1953 Chevrolet Corvette
The car Detroit built in response to small, sporty two-seaters like the Jag. Aside from being astoundingly pretty, General Motors was the first to fully exploit the psychology of colour with the help of new DuPont lacquers, revealing the first batch of cars with a blood-red interior and polo-white exterior, aided and abetted by a healthy dose of chrome brightwork and lascivious body sculpting. The ‘Vette has enjoyed a cult-like following as America’s only authentic sports car ever since.
1955 Volvo P1800
With dramatic proportions and a long bonnet that was way too commodious for its humble four-cylinder motor, Sweden’s first sports car was an unashamed image-builder for Volvo. Designed in-house by Pelle Petterson, and not Ghia 9who was originally approached for an early submission), the small, low glasshouse was pulled well rearwards on the wheelbase, and its distinctive grille gave it a glamorous look.

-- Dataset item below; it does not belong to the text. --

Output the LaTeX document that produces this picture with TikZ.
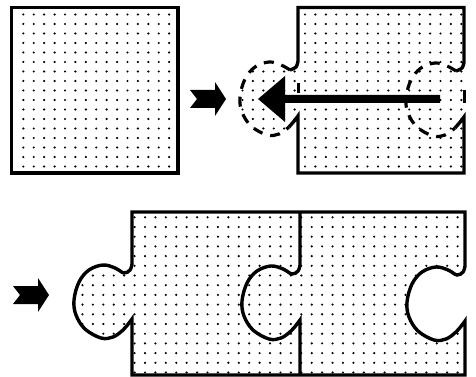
\documentclass[tikz,border=0pt]{standalone}
\begin{document}
\begin{tikzpicture}[x=1pt,y=-1pt,
  edge/.style={line width=3.4pt},
  dashedge/.style={line width=3.2pt, dash pattern=on 10pt off 8pt},
  blob/.style={fill=black},
  dotstyle/.style={fill=black}]
\useasboundingbox (0,0) rectangle (476,377);
\newcommand{\mydotgrid}[2]{\foreach \xx in {#1} {\foreach \yy in {#2} {\fill[dotstyle] (\xx,\yy) circle[radius=1.2pt];}}}

% ---------- top-left square ----------
\begin{scope}
\clip (11.5,7.5) rectangle (178,173);
\mydotgrid{23.3,33.72,...,176}{14.5,24,...,172}
\end{scope}
\draw[edge] (11.5,7.5) rectangle (178,173);

% ---------- fat arrow (top) ----------
\fill[blob] (190,90) -- (215,90) -- (215,82) -- (226,99) -- (215,116) -- (215,108) -- (190,108) -- (197,99) -- cycle;

% ---------- top-right square with dashed tab and hole ----------
\begin{scope}
\clip (298,7.5) -- (464,7.5) -- (464,173) -- (298,173) -- (298,116)
  -- plot[smooth,tension=.6] coordinates {(298,116) (295,120) (289,127) (279,134) (267,135) (251,126) (242,112) (240,97) (245,79) (255,67) (269,62) (281,65) (290,70) (296,67) (298,61)} -- cycle;
\mydotgrid{242.5,252.92,...,463}{14.5,24,...,172}
\end{scope}
% solid outline with small notches
\draw[edge] plot[smooth,tension=.6] coordinates {(290,70) (296,67) (298,61)} -- (298,7.5) -- (464,7.5) -- (464,62)
  -- plot[smooth,tension=.6] coordinates {(464,62) (462,68) (456,71)};
\draw[edge] plot[smooth,tension=.6] coordinates {(455,128) (461,121) (464,117)} -- (464,173) -- (298,173) -- (298,116)
  -- plot[smooth,tension=.6] coordinates {(298,116) (295,120) (289,127)};
% dashed tab (left) and dashed hole (right)
\draw[dashedge] plot[smooth,tension=.6] coordinates {(290,70) (281,65) (269,62) (255,67) (245,79) (240,97) (242,112) (251,126) (267,135) (279,134) (289,127)};
\draw[dashedge] plot[smooth,tension=.6] coordinates {(456,71) (447,66) (435,63) (421,68) (411,80) (406,98) (408,113) (417,127) (433,136) (445,135) (455,128)};
\draw[line width=3pt] (298,83) -- (298,93);
\draw[line width=3pt] (464,90) -- (464,103);
% big arrow
\fill[blob] (440,95) -- (285,95) -- (285,76) -- (258,99) -- (285,122) -- (285,103) -- (440,103) -- cycle;

% ---------- fat arrow (bottom) ----------
\fill[blob] (13,286) -- (38,286) -- (38,278) -- (49,295) -- (38,312) -- (38,304) -- (13,304) -- (20,295) -- cycle;

% ---------- bottom: two joined pieces ----------
\def\outline{(132,212) -- (465,212) -- (465,266)
  -- plot[smooth,tension=.6] coordinates {(465,266) (463,272) (457,275) (448,270) (436,267) (422,272) (412,284) (407,302) (409,317) (418,331) (434,340) (446,339) (456,332) (462,325) (465,321)}
  -- (465,375) -- (132,375) -- (132,319)
  -- plot[smooth,tension=.6] coordinates {(132,319) (129,323) (123,330) (113,337) (101,338) (85,329) (76,315) (74,300) (79,282) (89,270) (103,265) (115,268) (124,273) (130,270) (132,264)}
  -- cycle}
\begin{scope}
\clip \outline;
\mydotgrid{72.06,82.48,...,464}{217.3,227,...,374}
\end{scope}
\draw[edge] \outline;
\draw[edge] (300,212) -- (300,265)
  -- plot[smooth,tension=.6] coordinates {(300,265) (298,271) (292,274) (283,269) (271,266) (257,271) (247,283) (242,301) (244,316) (253,330) (269,339) (281,338) (291,331) (297,324) (300,320)}
  -- (300,375);
\end{tikzpicture}
\end{document}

A bit of product placement in The Saint enhanced the package further still.
1959 Cadillac Eldorado
The brainchild of the chief wizard of mid-century Detroit kitsch, Harley Earl, the rapidly devolving Cadillac form of pink paint, chrome bumper and coned tail lights reached a unique crescendo of opulence in the form of this car in 1959. At least beneath the auto-baroque lay a bit of pioneering tech like cruise control, which opitimised the unapologetic yearnings of America at the time. The excess couldn’t last of course – much like the oil reserves – but the idealized image of ’50s cars like the Eldorado will live on forever.
1963 Mercedes-Benz SL
The great designer, Paul Bracq, trained at a Paris art school before joining Mercedes-Benz’s advanced design studio in Stuttgart. The very first car he penned was the remarkable W113 ‘sport licht’. Unfussy, elegant, athletic and somehow not emaciated, its arrangement of parallel lines and emphatic use of the Mercedes-Benz star upfront must be viewed as a whole to be fully appreciated. Its signature ‘pagoda’ roof is a dramatic and functional use of air, metal and glass that not only looked stunning but enhanced structural rigidity. One of the all-time greats.
1964 Ford Mustang
No list of automotive icons can go without mentioning the Ford Mustang, the very epitome of style over substance that heralded an American icon. Its success has many fathers, and many designers have staked claim to authorship of the epochal Mustang over the years. Eighteen clay models were produced in the protracted design process, so as to refine each aspect of its long hood, short deck and muscular haunch. It was launched at the New York World’s Fair in 1964 and sold over half a million in its first year. The birth of the muscle car, a brilliant slice of Americana and a triumph of marketing savvy over technology, the Mustang nameplate survives to this day.
1965 Toyota 2000 GT
Resembling the Jaguar E-Type in both proportion and general arrangement, the first and most iconic Japanese sports car was produced in far fewer numbers (just 337), making it one of the rarest and most desirable of the breed. Its striking phallic morphology spoke an international language of ambition. Toyota wanted to be taken seriously and establish itself on the world scale, which is precisely what this car did. Aero mirrors and a racing-style fuel cap were two deeply satisfying details on the car, as was the sophisticated cylinder head built by Yamaha.
1967 Alfa Romeo Montreal
In the pantheon of great Italian cars, Alfa Romeo rarely grabs the limelight ahead of Ferrari, Lamborghini, Maserati and Lancia, except where the Montreal is concerned. Specifically built for the 1967 Montreal World Expo at the request of the fair’s organisers, design credits go to Bertone as a whole but more specifically Giogetto Giugiaro and Marcello Gandini – a veritable powerhouse of design genius. While consumer response to the car at launch was near hysterics, the reality of its humdrum 1750 underpinnings and its attempts to be a supercar on a budget, or ‘dream car come true,’ didn’t capture the imagination. Fewer than 4000 were ever built.
1970 Citroen SM
Acknowledged as one of the strangest cars in existence, this follow up to the DS (lovingly known as the Goddess) gained more notoriety than celebrity for its bizarre creativity and miracle shape making. A number plate behind glass, asymmetric seating arrangement, injection-moulded GRP (glass-reinforced plastic) wheels and talk of using a Wankel rotary engine only added to the awe and wonderment this deliberately obtuse car generated wherever it travelled. Crippling production and reliability problems fatally compromised the project, however, and production was halted after just five years.